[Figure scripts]
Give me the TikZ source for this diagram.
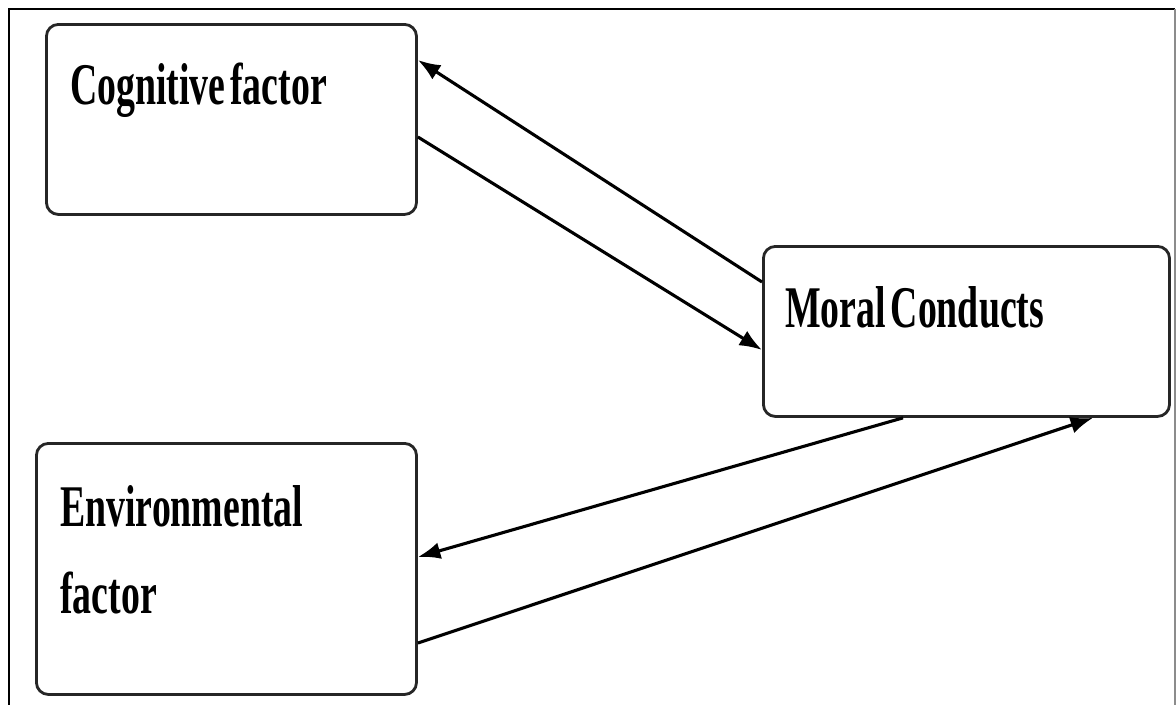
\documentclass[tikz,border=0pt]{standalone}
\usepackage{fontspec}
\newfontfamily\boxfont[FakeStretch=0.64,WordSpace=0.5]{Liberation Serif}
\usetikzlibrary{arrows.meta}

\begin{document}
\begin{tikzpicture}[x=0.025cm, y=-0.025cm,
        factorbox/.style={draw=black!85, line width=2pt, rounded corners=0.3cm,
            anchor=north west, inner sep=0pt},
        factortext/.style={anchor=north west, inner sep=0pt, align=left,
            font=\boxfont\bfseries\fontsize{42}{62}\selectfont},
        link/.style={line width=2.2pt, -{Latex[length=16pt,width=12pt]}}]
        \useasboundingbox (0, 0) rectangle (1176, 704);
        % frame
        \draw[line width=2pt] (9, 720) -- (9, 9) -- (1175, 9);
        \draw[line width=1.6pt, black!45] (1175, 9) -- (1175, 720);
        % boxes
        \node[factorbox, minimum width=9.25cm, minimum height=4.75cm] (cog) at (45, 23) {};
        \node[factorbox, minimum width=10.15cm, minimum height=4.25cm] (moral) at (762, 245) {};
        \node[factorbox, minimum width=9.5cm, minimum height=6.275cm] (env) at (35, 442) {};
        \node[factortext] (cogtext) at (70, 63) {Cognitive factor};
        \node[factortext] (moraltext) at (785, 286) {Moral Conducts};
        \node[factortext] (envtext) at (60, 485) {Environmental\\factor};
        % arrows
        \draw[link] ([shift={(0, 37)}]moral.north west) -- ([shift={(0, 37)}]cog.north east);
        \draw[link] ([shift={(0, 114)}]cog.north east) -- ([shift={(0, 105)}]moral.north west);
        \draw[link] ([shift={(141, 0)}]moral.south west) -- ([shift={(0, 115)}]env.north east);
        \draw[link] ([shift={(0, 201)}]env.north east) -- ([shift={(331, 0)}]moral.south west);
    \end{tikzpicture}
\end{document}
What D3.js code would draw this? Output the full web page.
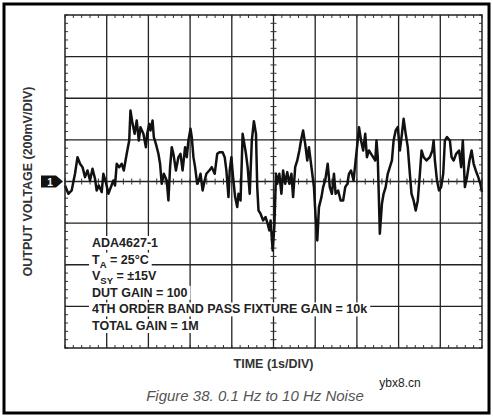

*Goal:* Search the data for the word "this" and copy each line where it appears.

*Final result:*
Give me the TikZ source for this diagram.
What D3.js code would draw this? Output the full web page.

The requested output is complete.